When an Abu Dhabi rig builder was involved in a dispute with a foreign company earlier this year, the contract stated the issue must be referred to an arbitrator.
The local company needed a quick fix to prevent the rig from leaving the port, but appointing an arbitrator would take time.
In the end, it was left with no choice but to approach the courts, rendering the arbitration clause virtually worthless.
But companies in a similar predicament could be helped in the future after changes to the rules of one of the most well-known international arbitration services.
Experts recommend that companies insert an arbitration clause into international contracts to safeguard against disputes, yet businesses often complain the process is slow and costly.
Revisions to the International Chamber of Commerce (ICC) Rules of Arbitration will address both issues, says Michael Davison, a member of the task force responsible for the changes. It used to take up to three months to get an arbitration tribunal appointed, but under the new rules it can be done in a matter of days.
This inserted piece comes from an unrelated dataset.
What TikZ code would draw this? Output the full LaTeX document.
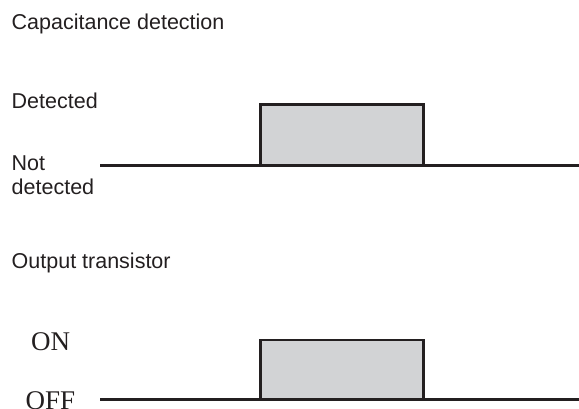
\documentclass[tikz,border=0pt]{standalone}
\usepackage{fontspec}
\setmainfont{Liberation Sans}
\newfontfamily\timesfont{Liberation Serif}
\definecolor{pulsefill}{HTML}{D2D3D5}
\definecolor{ink}{HTML}{231F20}
\tikzset{
  lbl/.style={anchor=base west, inner sep=0pt, font=\fontsize{21.5}{25}\selectfont, text=ink},
  slbl/.style={anchor=base west, inner sep=0pt, font=\timesfont\fontsize{27}{30}\selectfont, text=ink},
  wave/.style={line width=2.6pt, draw=ink},
  pulse/.style={fill=pulsefill, line width=2.6pt, draw=ink}
}
\begin{document}
\begin{tikzpicture}[x=1pt,y=-1pt]
\useasboundingbox (0,0) rectangle (579,408);
% labels
\node[lbl] (t1) at (11.5,29.3) {Capacitance detection};
\node[lbl] (det) at (11.5,108.3) {Detected};
\node[lbl] (not) at (11.5,170) {Not};
\node[lbl] (notd) at (11.5,194.5) {detected};
\node[lbl] (t2) at (11.5,268) {Output transistor};
\node[slbl] (on) at (31,350.7) {ON};
\node[slbl] (off) at (25.5,409.5) {OFF};
% top waveform
\coordinate (a0) at (100,165.7);
\coordinate (a1) at (260.7,104.3);
\coordinate (a2) at (423.3,165.7);
\coordinate (a3) at (579,165.7);
\draw[pulse] (a1) rectangle (a2);
\draw[wave] (a0) -- (a3);
% bottom waveform
\coordinate (b0) at (100,399.3);
\coordinate (b1) at (260.7,340);
\coordinate (b2) at (423.3,399.3);
\coordinate (b3) at (579,399.3);
\draw[pulse] (b1) rectangle (b2);
\draw[wave] (b0) -- (b3);
\end{tikzpicture}
\end{document}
"If you have got something really urgent happening, if something is about to collapse or something is about to go horribly wrong, you can get an emergency arbitrator appointed - someone who can appear very quickly on the scene and start making orders which are binding on the parties," says Mr Davison, who is also co-head of the international arbitration practice in the London office of Hogan Lovells.
In the old days, the feuding parties used to rush to a court to get an injunction order, complaining that the arbitrators could not do anything. The new rules help keep the issue out of the courts, preventing it from becoming public.
And there is usually little enthusiasm to have the case heard in a court that one of the parties is not familiar with.
"A UAE party won't want to come to London to get an injunction, and conversely, a London party won't necessarily want to come to a court in Abu Dhabi to get an injunction. This deals with that big concern," says Mr Davison.
The changes, which will become binding on January 1, but are effective immediately if the parties agree, also include measures to keep costs under control.
"There are lots of little changes to it, like for example using emails instead of faxes. But the other big thing is that it really focuses on cost … this is really an opportunity for the arbitrators to say this has to be done as cheaply and as efficiently as possible, and that's good too," says Mr Davison.
The ICC offers one of the best-known and most used arbitration services internationally.
Middle Eastern countries tend to favour the ICC service because it is based in France, the source of many of the region's laws historically, says Mohamed ElGhatit, an associate in Hogan Lovells's international arbitration practice in Dubai.
"That as well with the fact that most Middle Eastern practitioners have either studied or worked in Paris … [so these two factors] coupled together provides businessmen and decision-makers in the Middle East to be more favoured towards the ICC," he says.
In 2008, 663 cases were filed with the ICC. Of those, 157 parties were from the Middle East.
However, the onset of the financial crisis led to a rise in the number of cases as volatile prices put pressure on contracts. In 2009, 817 cases were filed, 171 of which involved parties from the Middle East.
The number of cases has now levelled off, but it could be in line for another rise.
"The political events or political changes [in the Middle East] will definitely result in a considerable amount of disputes due to contracts being cancelled, etc, so I think there will be a spike in the next year or so," says Mr ElGhatit.